(Code that draws figures)
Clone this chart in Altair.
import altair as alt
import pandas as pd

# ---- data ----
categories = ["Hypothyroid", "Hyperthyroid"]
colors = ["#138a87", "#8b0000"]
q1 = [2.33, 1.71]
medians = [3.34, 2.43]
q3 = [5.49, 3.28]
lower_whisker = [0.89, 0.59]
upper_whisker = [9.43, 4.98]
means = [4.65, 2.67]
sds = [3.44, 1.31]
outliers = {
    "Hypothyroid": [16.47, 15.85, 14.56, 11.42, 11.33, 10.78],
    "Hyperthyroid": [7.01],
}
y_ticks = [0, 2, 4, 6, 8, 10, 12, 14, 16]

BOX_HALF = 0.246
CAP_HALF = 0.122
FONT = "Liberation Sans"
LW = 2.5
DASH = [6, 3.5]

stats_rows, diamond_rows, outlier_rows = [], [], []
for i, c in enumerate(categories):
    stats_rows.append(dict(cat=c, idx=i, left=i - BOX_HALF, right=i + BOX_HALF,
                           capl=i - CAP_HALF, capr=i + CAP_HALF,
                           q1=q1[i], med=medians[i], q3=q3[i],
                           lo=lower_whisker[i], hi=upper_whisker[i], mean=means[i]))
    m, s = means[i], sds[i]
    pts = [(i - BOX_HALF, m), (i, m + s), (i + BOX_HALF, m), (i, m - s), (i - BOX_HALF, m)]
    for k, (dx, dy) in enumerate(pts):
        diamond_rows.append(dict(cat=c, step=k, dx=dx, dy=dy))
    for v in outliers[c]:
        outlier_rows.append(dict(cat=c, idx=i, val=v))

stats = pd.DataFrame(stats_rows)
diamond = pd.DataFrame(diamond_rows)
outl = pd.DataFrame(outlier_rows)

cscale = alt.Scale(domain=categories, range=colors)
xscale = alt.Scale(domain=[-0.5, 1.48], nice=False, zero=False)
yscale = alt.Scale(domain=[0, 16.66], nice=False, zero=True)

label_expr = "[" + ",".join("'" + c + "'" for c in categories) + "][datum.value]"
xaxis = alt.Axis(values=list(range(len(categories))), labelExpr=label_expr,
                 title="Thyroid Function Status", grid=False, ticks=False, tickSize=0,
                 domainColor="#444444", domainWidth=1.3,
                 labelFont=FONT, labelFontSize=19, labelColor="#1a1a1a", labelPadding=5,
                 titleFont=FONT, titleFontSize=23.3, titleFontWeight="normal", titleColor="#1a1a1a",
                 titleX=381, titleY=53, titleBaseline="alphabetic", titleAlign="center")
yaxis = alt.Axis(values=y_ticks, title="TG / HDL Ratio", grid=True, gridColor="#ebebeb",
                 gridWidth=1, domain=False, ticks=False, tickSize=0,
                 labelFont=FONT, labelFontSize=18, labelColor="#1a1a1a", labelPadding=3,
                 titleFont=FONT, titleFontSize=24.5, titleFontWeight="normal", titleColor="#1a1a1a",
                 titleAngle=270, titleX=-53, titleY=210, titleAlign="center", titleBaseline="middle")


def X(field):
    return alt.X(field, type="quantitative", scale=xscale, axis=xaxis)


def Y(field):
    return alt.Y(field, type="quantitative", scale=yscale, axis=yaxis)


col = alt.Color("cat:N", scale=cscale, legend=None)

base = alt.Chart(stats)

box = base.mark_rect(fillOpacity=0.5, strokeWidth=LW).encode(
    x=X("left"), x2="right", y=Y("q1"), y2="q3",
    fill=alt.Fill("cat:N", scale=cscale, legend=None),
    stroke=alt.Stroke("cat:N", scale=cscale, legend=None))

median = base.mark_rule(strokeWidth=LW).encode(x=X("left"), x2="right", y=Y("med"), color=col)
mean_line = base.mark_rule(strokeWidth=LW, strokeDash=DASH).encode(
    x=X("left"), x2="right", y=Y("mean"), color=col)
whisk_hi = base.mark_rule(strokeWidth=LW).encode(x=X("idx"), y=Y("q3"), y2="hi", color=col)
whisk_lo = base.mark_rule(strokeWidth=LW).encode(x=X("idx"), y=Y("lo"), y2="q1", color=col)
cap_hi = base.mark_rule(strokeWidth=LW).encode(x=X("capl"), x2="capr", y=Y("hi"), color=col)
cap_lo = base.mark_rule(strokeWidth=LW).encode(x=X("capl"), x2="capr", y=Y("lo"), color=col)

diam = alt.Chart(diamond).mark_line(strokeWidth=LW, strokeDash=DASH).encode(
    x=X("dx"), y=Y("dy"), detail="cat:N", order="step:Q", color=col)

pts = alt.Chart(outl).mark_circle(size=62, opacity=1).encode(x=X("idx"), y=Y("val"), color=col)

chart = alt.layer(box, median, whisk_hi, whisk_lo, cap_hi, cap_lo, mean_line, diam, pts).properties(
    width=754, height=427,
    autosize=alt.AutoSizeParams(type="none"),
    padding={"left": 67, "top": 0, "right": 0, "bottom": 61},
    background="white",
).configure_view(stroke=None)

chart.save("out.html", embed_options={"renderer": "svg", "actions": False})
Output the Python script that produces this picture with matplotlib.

- _To be done_
From the listing above, reproduce all the lines exactly.

- _Reply to the exercise_
Clone this chart in Altair.
import altair as alt
import pandas as pd

# ---- data ----
categories = ["Hypothyroid", "Hyperthyroid"]
colors = ["#138a87", "#8b0000"]
q1 = [2.33, 1.71]
medians = [3.34, 2.43]
q3 = [5.49, 3.28]
lower_whisker = [0.89, 0.59]
upper_whisker = [9.43, 4.98]
means = [4.65, 2.67]
sds = [3.44, 1.31]
outliers = {
    "Hypothyroid": [16.47, 15.85, 14.56, 11.42, 11.33, 10.78],
    "Hyperthyroid": [7.01],
}
y_ticks = [0, 2, 4, 6, 8, 10, 12, 14, 16]

BOX_HALF = 0.246
CAP_HALF = 0.122
FONT = "Liberation Sans"
LW = 2.5
DASH = [6, 3.5]

stats_rows, diamond_rows, outlier_rows = [], [], []
for i, c in enumerate(categories):
    stats_rows.append(dict(cat=c, idx=i, left=i - BOX_HALF, right=i + BOX_HALF,
                           capl=i - CAP_HALF, capr=i + CAP_HALF,
                           q1=q1[i], med=medians[i], q3=q3[i],
                           lo=lower_whisker[i], hi=upper_whisker[i], mean=means[i]))
    m, s = means[i], sds[i]
    pts = [(i - BOX_HALF, m), (i, m + s), (i + BOX_HALF, m), (i, m - s), (i - BOX_HALF, m)]
    for k, (dx, dy) in enumerate(pts):
        diamond_rows.append(dict(cat=c, step=k, dx=dx, dy=dy))
    for v in outliers[c]:
        outlier_rows.append(dict(cat=c, idx=i, val=v))

stats = pd.DataFrame(stats_rows)
diamond = pd.DataFrame(diamond_rows)
outl = pd.DataFrame(outlier_rows)

cscale = alt.Scale(domain=categories, range=colors)
xscale = alt.Scale(domain=[-0.5, 1.48], nice=False, zero=False)
yscale = alt.Scale(domain=[0, 16.66], nice=False, zero=True)

label_expr = "[" + ",".join("'" + c + "'" for c in categories) + "][datum.value]"
xaxis = alt.Axis(values=list(range(len(categories))), labelExpr=label_expr,
                 title="Thyroid Function Status", grid=False, ticks=False, tickSize=0,
                 domainColor="#444444", domainWidth=1.3,
                 labelFont=FONT, labelFontSize=19, labelColor="#1a1a1a", labelPadding=5,
                 titleFont=FONT, titleFontSize=23.3, titleFontWeight="normal", titleColor="#1a1a1a",
                 titleX=381, titleY=53, titleBaseline="alphabetic", titleAlign="center")
yaxis = alt.Axis(values=y_ticks, title="TG / HDL Ratio", grid=True, gridColor="#ebebeb",
                 gridWidth=1, domain=False, ticks=False, tickSize=0,
                 labelFont=FONT, labelFontSize=18, labelColor="#1a1a1a", labelPadding=3,
                 titleFont=FONT, titleFontSize=24.5, titleFontWeight="normal", titleColor="#1a1a1a",
                 titleAngle=270, titleX=-53, titleY=210, titleAlign="center", titleBaseline="middle")


def X(field):
    return alt.X(field, type="quantitative", scale=xscale, axis=xaxis)


def Y(field):
    return alt.Y(field, type="quantitative", scale=yscale, axis=yaxis)


col = alt.Color("cat:N", scale=cscale, legend=None)

base = alt.Chart(stats)

box = base.mark_rect(fillOpacity=0.5, strokeWidth=LW).encode(
    x=X("left"), x2="right", y=Y("q1"), y2="q3",
    fill=alt.Fill("cat:N", scale=cscale, legend=None),
    stroke=alt.Stroke("cat:N", scale=cscale, legend=None))

median = base.mark_rule(strokeWidth=LW).encode(x=X("left"), x2="right", y=Y("med"), color=col)
mean_line = base.mark_rule(strokeWidth=LW, strokeDash=DASH).encode(
    x=X("left"), x2="right", y=Y("mean"), color=col)
whisk_hi = base.mark_rule(strokeWidth=LW).encode(x=X("idx"), y=Y("q3"), y2="hi", color=col)
whisk_lo = base.mark_rule(strokeWidth=LW).encode(x=X("idx"), y=Y("lo"), y2="q1", color=col)
cap_hi = base.mark_rule(strokeWidth=LW).encode(x=X("capl"), x2="capr", y=Y("hi"), color=col)
cap_lo = base.mark_rule(strokeWidth=LW).encode(x=X("capl"), x2="capr", y=Y("lo"), color=col)

diam = alt.Chart(diamond).mark_line(strokeWidth=LW, strokeDash=DASH).encode(
    x=X("dx"), y=Y("dy"), detail="cat:N", order="step:Q", color=col)

pts = alt.Chart(outl).mark_circle(size=62, opacity=1).encode(x=X("idx"), y=Y("val"), color=col)

chart = alt.layer(box, median, whisk_hi, whisk_lo, cap_hi, cap_lo, mean_line, diam, pts).properties(
    width=754, height=427,
    autosize=alt.AutoSizeParams(type="none"),
    padding={"left": 67, "top": 0, "right": 0, "bottom": 61},
    background="white",
).configure_view(stroke=None)

chart.save("out.html", embed_options={"renderer": "svg", "actions": False})
Output the Python script that produces this picture with matplotlib.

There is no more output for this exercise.